以上、私がお送りしました。
生まれては消える、思いや言葉を形にして残すということは1秒ごとに潰えていく時間に墓標を与えていくようなものではないだろうか。
笑おうが呻こうが、人生の時間は過ぎていき、固定されて反転できない砂時計の砂は落ち続けていく。残念ながら、それを止めることは誰にもおそらくはできない。
八百比丘尼が食べたとされる人魚の肉を我々は食べることができないし、テロメアによる老化を止める術は解明されていないし、生まれたなら必ず死ぬ。
それを残酷な運命と考えるのか、旅路の猶予と捉えるのは個々人の価値観なり死生観で変わるだろうが、いずれにせよ長短それぞれの生きる時間が我々には与えられている。
他人と比較しての良き人生なんてわからないから、理想的な生き方なんて想像もつかないけれど、逆説の理想的な終わり方、理想的な消え方についてはなんとなくだけれど思うことはあるのだ。
それは、ゆるゆると眠るように力が抜けていき、最後の瞬間にのみ微かな活力を取り戻して、悪くない人生でありした。
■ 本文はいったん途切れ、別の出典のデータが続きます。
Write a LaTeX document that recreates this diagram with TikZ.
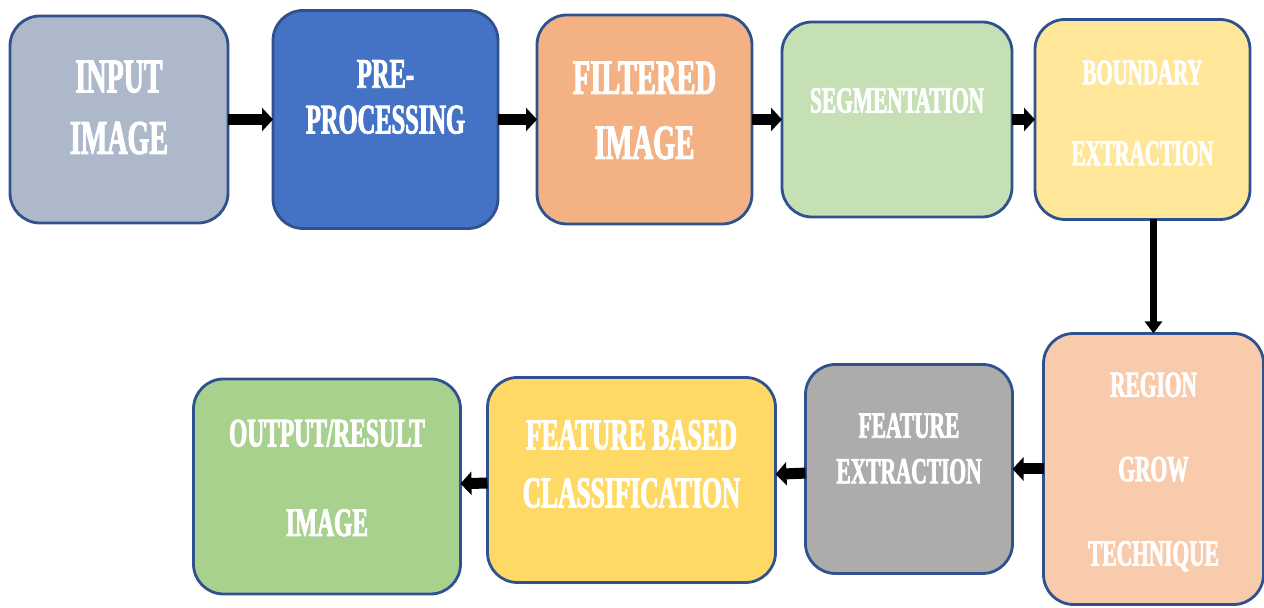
\documentclass[tikz,border=0pt]{standalone}
\usepackage{fontspec}
\newfontfamily\stepfont{Liberation Serif Bold}[FakeStretch=0.58, FakeBold=2]
\usetikzlibrary{arrows.meta}
\usetikzlibrary{positioning}

\definecolor{edgeblue}{HTML}{2F528F}
\definecolor{inputgrey}{HTML}{ADB9CA}
\definecolor{preblue}{HTML}{4472C4}
\definecolor{filtorange}{HTML}{F4B183}
\definecolor{seggreen}{HTML}{C5E0B4}
\definecolor{boundyellow}{HTML}{FFE699}
\definecolor{regionpeach}{HTML}{F8CBAD}
\definecolor{fextgrey}{HTML}{AEABAB}
\definecolor{fbcyellow}{HTML}{FFD966}
\definecolor{outgreen}{HTML}{A9D18E}

\newcommand{\boxfont}[2]{\stepfont\fontsize{#1}{#2}\selectfont}

\tikzstyle{stage} = [rectangle, rounded corners=0.6cm, draw=edgeblue, line width=1.6pt,
outer sep=0pt]
\tikzstyle{boxtext} = [text=white, align=center, inner sep=0pt]
\tikzstyle{arrow} = [line width=0.22cm, -{Triangle[width=0.46cm, length=0.22cm]}]
\tikzstyle{downarrow} = [line width=0.14cm, -{Triangle[width=0.34cm, length=0.24cm]}]

\begin{document}
\begin{tikzpicture}
    \useasboundingbox (0,0) rectangle (25.28,12.16);

    % top row, left to right
    \node (input) [stage, fill=inputgrey, minimum width=4.36cm, minimum height=4.14cm] at (2.38,9.77) {};
    \node (pre) [stage, fill=preblue, minimum width=4.5cm, minimum height=4.36cm, right=0.9cm of input] {};
    \node (filt) [stage, fill=filtorange, minimum width=4.3cm, minimum height=4.18cm, right=0.78cm of pre] {};
    \node (seg) [stage, fill=seggreen, minimum width=4.6cm, minimum height=3.9cm, right=0.6cm of filt] {};
    \node (bound) [stage, fill=boundyellow, minimum width=4.3cm, minimum height=4cm, right=0.46cm of seg] {};

    % bottom row, right to left
    \node (region) [stage, fill=regionpeach, minimum width=4.4cm, minimum height=5.42cm, below=2.28cm of bound, xshift=0.22cm] {};
    \node (fext) [stage, fill=fextgrey, minimum width=4.14cm, minimum height=4.18cm, left=0.62cm of region] {};
    \node (fbc) [stage, fill=fbcyellow, minimum width=5.76cm, minimum height=4.1cm, left=0.6cm of fext, yshift=-0.22cm] {};
    \node (output) [stage, fill=outgreen, minimum width=5.34cm, minimum height=4.3cm, left=0.54cm of fbc, yshift=-0.13cm] {};

    % texts
    \node (inputtxt) [boxtext, font=\boxfont{27.5}{35}] at ([yshift=0.24cm]input.center) {INPUT\\IMAGE};
    \node (pretxt) [boxtext, font=\boxfont{24}{26}] at ([yshift=0.45cm]pre.center) {PRE-\\PROCESSING};
    \node (filttxt) [boxtext, font=\boxfont{28}{37}] at ([yshift=0.18cm]filt.center) {FILTERED\\IMAGE};
    \node (segtxt) [boxtext, font=\boxfont{21}{25}] at ([yshift=0.38cm]seg.center) {SEGMENTATION};
    \node (boundtxt) [boxtext, font=\boxfont{20.5}{46}] at ([yshift=0.13cm]bound.center) {BOUNDARY\\EXTRACTION};
    \node (regiontxt) [boxtext, font=\boxfont{21}{48}] at ([yshift=-0.06cm]region.center) {REGION\\GROW\\TECHNIQUE};
    \node (fexttxt) [boxtext, font=\boxfont{21}{26}] at ([yshift=0.41cm]fext.center) {FEATURE\\EXTRACTION};
    \node (fbctxt) [boxtext, font=\boxfont{25}{33}] at ([yshift=0.32cm]fbc.center) {FEATURE BASED\\CLASSIFICATION};
    \node (outputtxt) [boxtext, font=\boxfont{23}{51}] at ([yshift=0.17cm]output.center) {OUTPUT/RESULT\\IMAGE};

    \draw[arrow] (input) -- (pre);
    \draw[arrow] (pre) -- (filt);
    \draw[arrow] (filt) -- (seg);
    \draw[arrow] (seg) -- (bound);
    \draw[downarrow] (bound.south -| region.north) -- (region.north);
    \draw[arrow] (region) -- (fext);
    \draw[arrow] (fext) -- (fbc);
    \draw[arrow] (fbc) -- (output);

\end{tikzpicture}
\end{document}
以上、私がお送りしましたと宣言して力尽きるというようなもの。
生き方も死に方も、自分で選べるようでいて、実はそうでもないから、最後がそんな形で終われば良いなと考えて、そこに添えるように過ごしていけたらなと思った。
希死念慮が近寄ってくるような日には、まだまだ理想には遠いのに、こんなところで、くたばってたまるかよという意地で世の中を泳ぎ続けているような決めしているから、こういうくだらない考えもたまには有益なんだ。
以上、私がお送りしました。そう言える日を私は待っているのだと思う。